PROBLEM TO SOLVE: Please transcribe the data that follows without the pictures, keeping every word the same.

INFORMATION SHOWN:
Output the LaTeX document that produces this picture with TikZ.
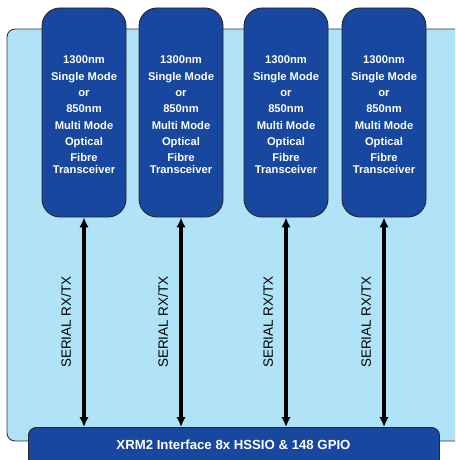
\documentclass[tikz,border=0pt]{standalone}
\usepackage{fontspec}
\setmainfont{Liberation Sans}
\usetikzlibrary{arrows.meta}
\definecolor{darkblue}{HTML}{17479E}
\definecolor{paleblue}{HTML}{B0E2F8}
\tikzset{
  xcvr/.style={draw=black!85,line width=0.9pt,fill=darkblue,rounded corners=18pt,
    minimum width=84pt,minimum height=209pt},
  xcvrtext/.style={text=white,align=center,font=\bfseries\fontsize{11.2}{16.3}\selectfont},
  link/.style={line width=3.6pt,{Latex[length=10pt,width=9.5pt]}-{Latex[length=10pt,width=9.5pt]}}
}
\begin{document}
\begin{tikzpicture}[x=1pt,y=-1pt,line join=round]
  \useasboundingbox (0,0) rectangle (455,460);
  \clip (0,0) rectangle (455,460);
  \draw[draw=black!80,line width=0.9pt,fill=paleblue,rounded corners=8pt] (7,29) rectangle (475,441);
  \node[draw=black!85,line width=0.9pt,fill=darkblue,rounded corners=8pt,minimum width=411pt,
    minimum height=50pt,anchor=north west] (xrm) at (28,427) {};
  \node[text=white,font=\bfseries\fontsize{13.2}{15}\selectfont] (xrmtext) at (233.5,445) {XRM2 Interface 8x HSSIO \& 148 GPIO};
  \foreach \i/\x in {1/84,2/181,3/286,4/384}{
    \node[xcvr] (t\i) at (\x,112.5) {};
    \node[xcvrtext] (t\i text) at (\x,115) {1300nm\\Single Mode\\or\\850nm\\Multi Mode\\Optical\\Fibre\\[-4pt]Transceiver};
    \draw[link] (t\i.south) -- (t\i.south |- xrm.north);
    \node[rotate=90,font=\fontsize{13.5}{16}\selectfont] (s\i) at (\x-18,322) {SERIAL RX/TX};
  }
\end{tikzpicture}
\end{document}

THE RESULT:
Output the LaTeX document that produces this picture with TikZ.
\documentclass[tikz,border=0pt]{standalone}
\usepackage{fontspec}
\setmainfont{Liberation Sans}
\usetikzlibrary{arrows.meta}
\definecolor{darkblue}{HTML}{17479E}
\definecolor{paleblue}{HTML}{B0E2F8}
\tikzset{
  xcvr/.style={draw=black!85,line width=0.9pt,fill=darkblue,rounded corners=18pt,
    minimum width=84pt,minimum height=209pt},
  xcvrtext/.style={text=white,align=center,font=\bfseries\fontsize{11.2}{16.3}\selectfont},
  link/.style={line width=3.6pt,{Latex[length=10pt,width=9.5pt]}-{Latex[length=10pt,width=9.5pt]}}
}
\begin{document}
\begin{tikzpicture}[x=1pt,y=-1pt,line join=round]
  \useasboundingbox (0,0) rectangle (455,460);
  \clip (0,0) rectangle (455,460);
  \draw[draw=black!80,line width=0.9pt,fill=paleblue,rounded corners=8pt] (7,29) rectangle (475,441);
  \node[draw=black!85,line width=0.9pt,fill=darkblue,rounded corners=8pt,minimum width=411pt,
    minimum height=50pt,anchor=north west] (xrm) at (28,427) {};
  \node[text=white,font=\bfseries\fontsize{13.2}{15}\selectfont] (xrmtext) at (233.5,445) {XRM2 Interface 8x HSSIO \& 148 GPIO};
  \foreach \i/\x in {1/84,2/181,3/286,4/384}{
    \node[xcvr] (t\i) at (\x,112.5) {};
    \node[xcvrtext] (t\i text) at (\x,115) {1300nm\\Single Mode\\or\\850nm\\Multi Mode\\Optical\\Fibre\\[-4pt]Transceiver};
    \draw[link] (t\i.south) -- (t\i.south |- xrm.north);
    \node[rotate=90,font=\fontsize{13.5}{16}\selectfont] (s\i) at (\x-18,322) {SERIAL RX/TX};
  }
\end{tikzpicture}
\end{document}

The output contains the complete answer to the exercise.